Только надо понимать психологию подростка и быть иногда на ее уровне. Именно не выше, подходить не с высот взрослости, а быть как бы в одном измерении с ними. Это ведь, кажется. Толстой сказал, что дети - увеличительное стекло зла. Но ведь и добра - тоже. Потенция добра и зла у них огромна. Какую развить и как - вот в чем дело. Опыт воспитания очень часто сталкивается с индивидуальным опытом воспитуемого, с тем фоном, на котором формируется его личность. Это поединок. Поединок жизненных обстоятельств, уже возникших привычек и личности педагога, с другой стороны. И я ставлю на педагога! Причем, ты пойми, я тебе ведь рассказывал о Стенине; так вот мне не так уж были важны знания Стенина, его эрудиция. Мне было важно, какой он сам есть, а уж потом то, чему он меня научит. Думаю, что и Мишке моему мои советы будут побоку, если он перестанет мне верить и понимать меня.

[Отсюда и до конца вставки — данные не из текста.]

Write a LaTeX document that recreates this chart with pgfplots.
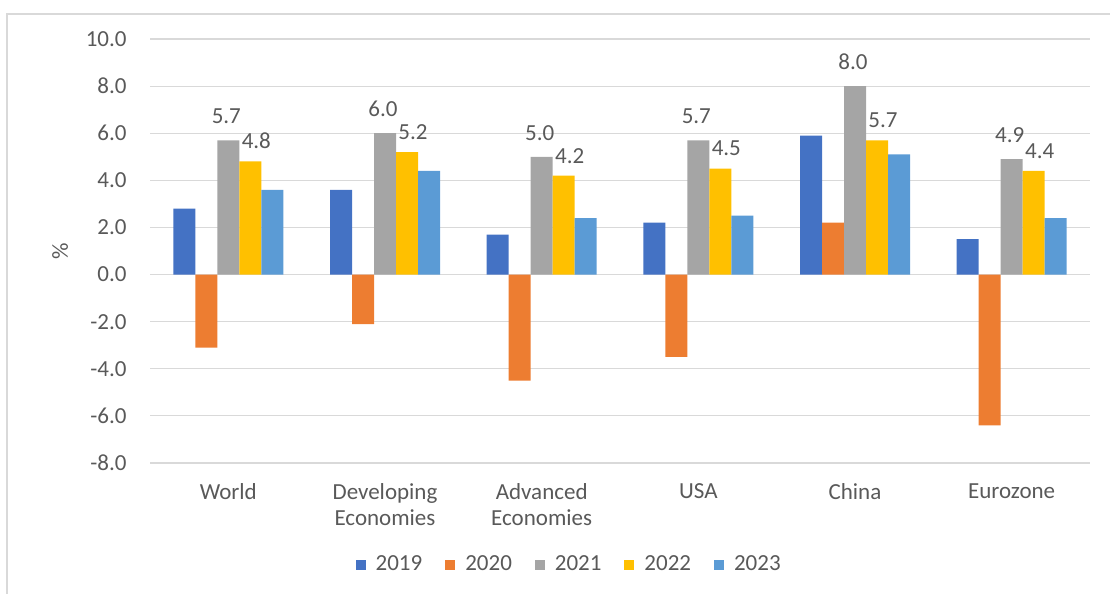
\documentclass[border=0pt]{standalone}
\usepackage{fontspec}
\setmainfont{Carlito}
\usepackage{pgfplots}
\pgfplotsset{compat=1.18}
\definecolor{c19}{HTML}{4472C4}
\definecolor{c20}{HTML}{ED7D31}
\definecolor{c21}{HTML}{A5A5A5}
\definecolor{c22}{HTML}{FFC000}
\definecolor{c23}{HTML}{5B9BD5}
\definecolor{txt}{HTML}{595959}
\definecolor{grd}{HTML}{D9D9D9}
\newcommand\cf{\fontsize{11.5bp}{13bp}\selectfont}
\begin{document}
\begin{tikzpicture}
\path[use as bounding box] (0,0) rectangle (555bp,297bp);
\draw[color=grd, line width=0.9bp] (3.5bp,0) -- (3.5bp,290bp) -- (555bp,290bp);
\begin{axis}[
  at={(75bp,65.5bp)}, anchor=south west,
  scale only axis, width=470bp, height=212bp,
  /pgf/number format/assume math mode=true,
  ybar=0pt, bar width=11bp,
  xmin=-0.5, xmax=5.5, ymin=-8, ymax=10,
  ytick={-8,-6,...,10},
  xtick={0,1,2,3,4,5},
  xticklabels={World, Developing\\Economies, Advanced\\Economies, USA, China, Eurozone},
  axis line style={draw=none},
  tick style={draw=none},
  ymajorgrids, grid style={color=grd, line width=0.6bp},
  yticklabel style={/pgf/number format/.cd, fixed, fixed zerofill, precision=1, /tikz/.cd,
    font=\cf, text=txt, inner sep=0pt, xshift=-11.5bp},
  xticklabel style={font=\cf, text=txt, align=center, inner sep=0pt, yshift=-6bp},
  ylabel={\%},
  ylabel style={at={(axis description cs:-0.0957,0.5)}, anchor=center, font=\cf, text=txt},
  nodes near coords style={/pgf/number format/.cd, fixed, fixed zerofill, precision=1, /tikz/.cd,
    font=\cf, text=txt, inner sep=0pt, anchor=south},
  legend style={at={(axis description cs:0.447,0)}, anchor=center, yshift=-51bp,
    draw=none, font=\cf, text=txt, legend columns=5,
    /tikz/every odd column/.append style={column sep=3bp},
    /tikz/every even column/.append style={column sep=9.5bp}},
  legend image code/.code={\fill[#1] (0bp,-2.5bp) rectangle (5bp,2.5bp);},
]
\addplot[fill=c19, draw=none] coordinates {(0,2.8) (1,3.6) (2,1.7) (3,2.2) (4,5.9) (5,1.5)};
\addplot[fill=c20, draw=none] coordinates {(0,-3.1) (1,-2.1) (2,-4.5) (3,-3.5) (4,2.2) (5,-6.4)};
\addplot[fill=c21, draw=none, nodes near coords, nodes near coords style={yshift=8bp, xshift=-1bp}] coordinates {(0,5.7) (1,6.0) (2,5.0) (3,5.7) (4,8.0) (5,4.9)};
\addplot[fill=c22, draw=none, nodes near coords, nodes near coords style={yshift=6bp, xshift=3bp}] coordinates {(0,4.8) (1,5.2) (2,4.2) (3,4.5) (4,5.7) (5,4.4)};
\addplot[fill=c23, draw=none] coordinates {(0,3.6) (1,4.4) (2,2.4) (3,2.5) (4,5.1) (5,2.4)};
\legend{2019,2020,2021,2022,2023}
\end{axis}
\end{tikzpicture}
\end{document}
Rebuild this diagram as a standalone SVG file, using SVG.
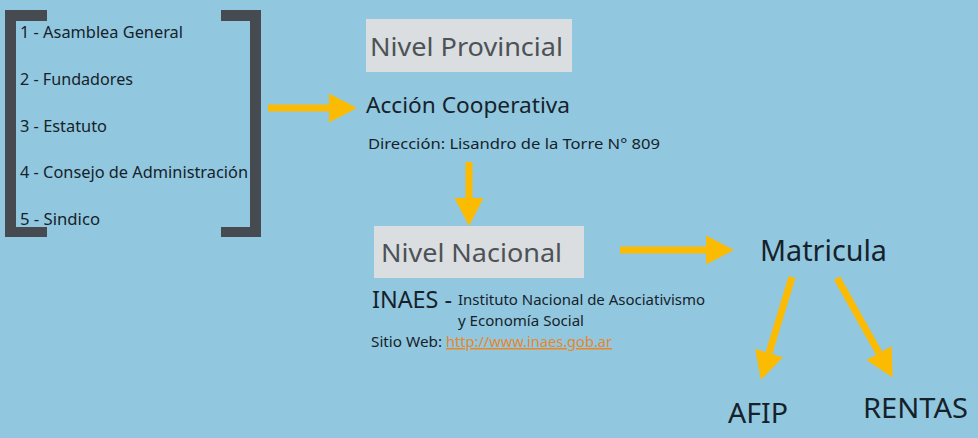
<svg xmlns="http://www.w3.org/2000/svg" width="978" height="438" viewBox="0 0 978 438">
<style>
text{font-family:"Noto Sans","Open Sans","Liberation Sans",sans-serif;fill:#16222b}
.item{font-size:15.5px}
.box{fill:#dadee1}
.title{font-size:26px;fill:#4d5256}
.br{fill:#454b51}
.arrow{stroke:#fbbb03;stroke-width:7;fill:none}
.small{font-size:15px}
.big{font-size:27px}
</style>
<defs>
<marker id="ah" markerUnits="userSpaceOnUse" markerWidth="28" markerHeight="30" refX="0" refY="14.5" orient="auto" viewBox="0 0 28 29">
<path d="M0,0 L28,14.5 L0,29 z" fill="#fbbb03"/>
</marker>
</defs>
<rect width="978" height="438" fill="#92c8df"/>
<g id="list">
<path class="br" d="M5,10 H47 V21 H16 V227 H47 V237 H5 Z"/>
<path class="br" d="M221,10 H261 V237 H221 V227 H250 V21 H221 Z"/>
<text class="item" x="20" y="38" textLength="163" lengthAdjust="spacingAndGlyphs">1 - Asamblea General</text>
<text class="item" x="20" y="85" textLength="113" lengthAdjust="spacingAndGlyphs">2 - Fundadores</text>
<text class="item" x="20" y="132" textLength="87" lengthAdjust="spacingAndGlyphs">3 - Estatuto</text>
<text class="item" x="20" y="178" textLength="228" lengthAdjust="spacingAndGlyphs">4 - Consejo de Administración</text>
<text class="item" x="20" y="225" textLength="80" lengthAdjust="spacingAndGlyphs">5 - Sindico</text>
</g>
<g id="provincial">
<rect class="box" x="366" y="19" width="206" height="53"/>
<text class="title" x="370" y="56" textLength="193" lengthAdjust="spacingAndGlyphs">Nivel Provincial</text>
</g>
<g id="accion">
<text x="366" y="113" font-size="22" textLength="204" lengthAdjust="spacingAndGlyphs">Acción Cooperativa</text>
<text class="small" x="368" y="149" textLength="292" lengthAdjust="spacingAndGlyphs">Dirección: Lisandro de la Torre N° 809</text>
</g>
<g id="nacional">
<rect class="box" x="374" y="226" width="210" height="52"/>
<text class="title" x="381" y="262" textLength="181" lengthAdjust="spacingAndGlyphs">Nivel Nacional</text>
</g>
<g id="inaes">
<text x="372" y="308" font-size="23" textLength="80" lengthAdjust="spacingAndGlyphs">INAES -</text>
<text class="small" x="458" y="305" textLength="247" lengthAdjust="spacingAndGlyphs">Instituto Nacional de Asociativismo</text>
<text class="small" x="458" y="326" textLength="126" lengthAdjust="spacingAndGlyphs">y Economía Social</text>
<text class="small" x="371" y="347" textLength="71" lengthAdjust="spacingAndGlyphs">Sitio Web:</text>
<text class="small" x="446" y="347" textLength="166" lengthAdjust="spacingAndGlyphs" style="fill:#e8862a;text-decoration:underline">http://www.inaes.gob.ar</text>
</g>
<g id="matricula">
<text x="760" y="261" font-size="29" textLength="127" lengthAdjust="spacingAndGlyphs">Matricula</text>
</g>
<g id="afip">
<text x="728" y="423" font-size="28" textLength="60" lengthAdjust="spacingAndGlyphs">AFIP</text>
</g>
<g id="rentas">
<text x="863" y="418" font-size="28" textLength="105" lengthAdjust="spacingAndGlyphs">RENTAS</text>
</g>
<g id="connectors">
<line class="arrow" x1="268" y1="108" x2="329" y2="108" marker-end="url(#ah)"/>
<line class="arrow" x1="469" y1="162" x2="469" y2="198" marker-end="url(#ah)"/>
<line class="arrow" x1="620" y1="250" x2="706" y2="250" marker-end="url(#ah)"/>
<line class="arrow" x1="792" y1="277" x2="769" y2="353" marker-end="url(#ah)"/>
<line class="arrow" x1="837" y1="278" x2="879" y2="353" marker-end="url(#ah)"/>
</g>
</svg>
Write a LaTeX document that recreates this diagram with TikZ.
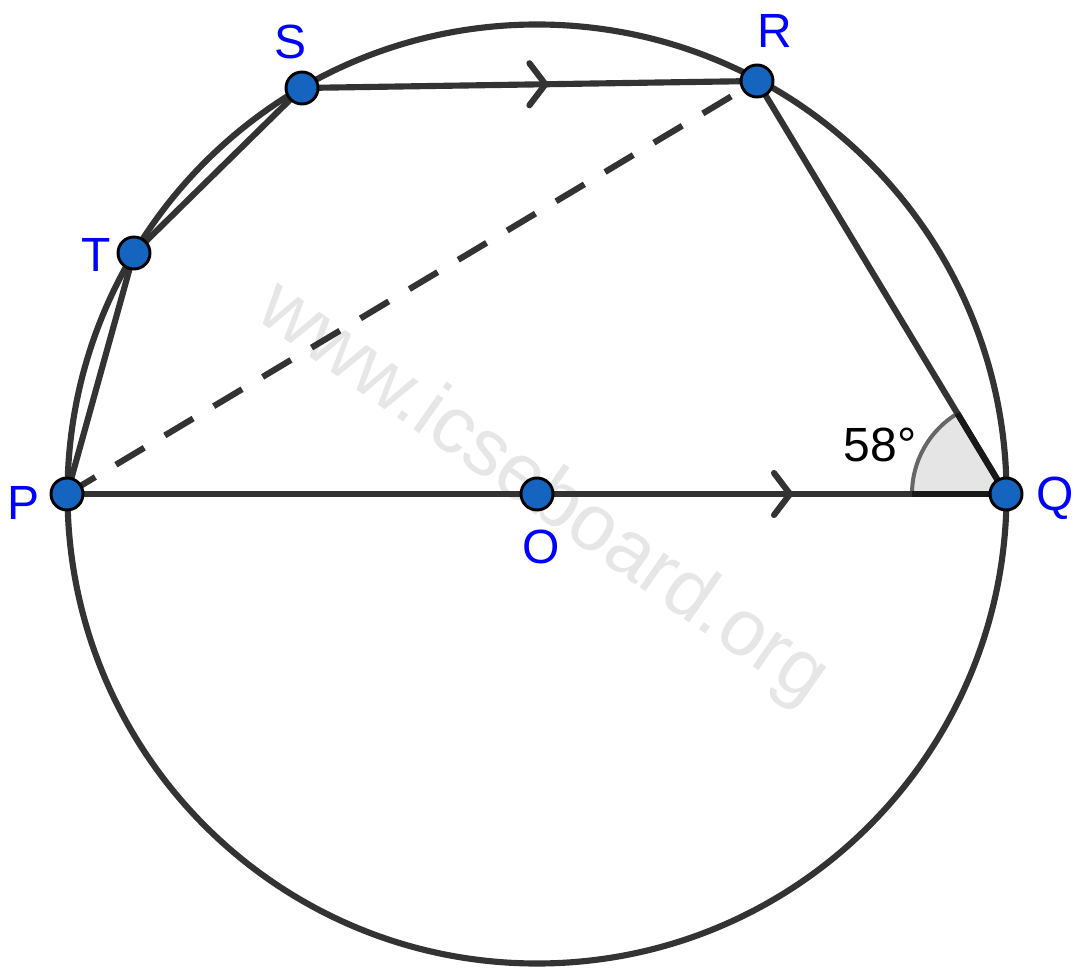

Однажды я прочитал стихи, там были такие строки: "Миром править должны умудренные опытом дети..." Я понимаю, это поэзия, преувеличение, но какая-то правда здесь есть... Конечно, дети с потенцией добра, а не зла. Я как-то задумался, отчего вдруг стал так популярен Сент-Экзюпери. Ведь есть писатели неизмеримо крупнее, большего масштаба, более интеллектуальные. Но они не действуют так на воображение, не влекут так к себе. Почему? Потому что он и есть один из тех: умудренное опытом дитя. Детское есть в таланте, в мышлении: праздничность, благородство, чистота. А почему так популярен у нас, скажем, Паустовский? Ведь есть у нас более сильные мастера, лишенные сентиментальности, мелодраматизма. Но в них не хватает этой детской силы добра.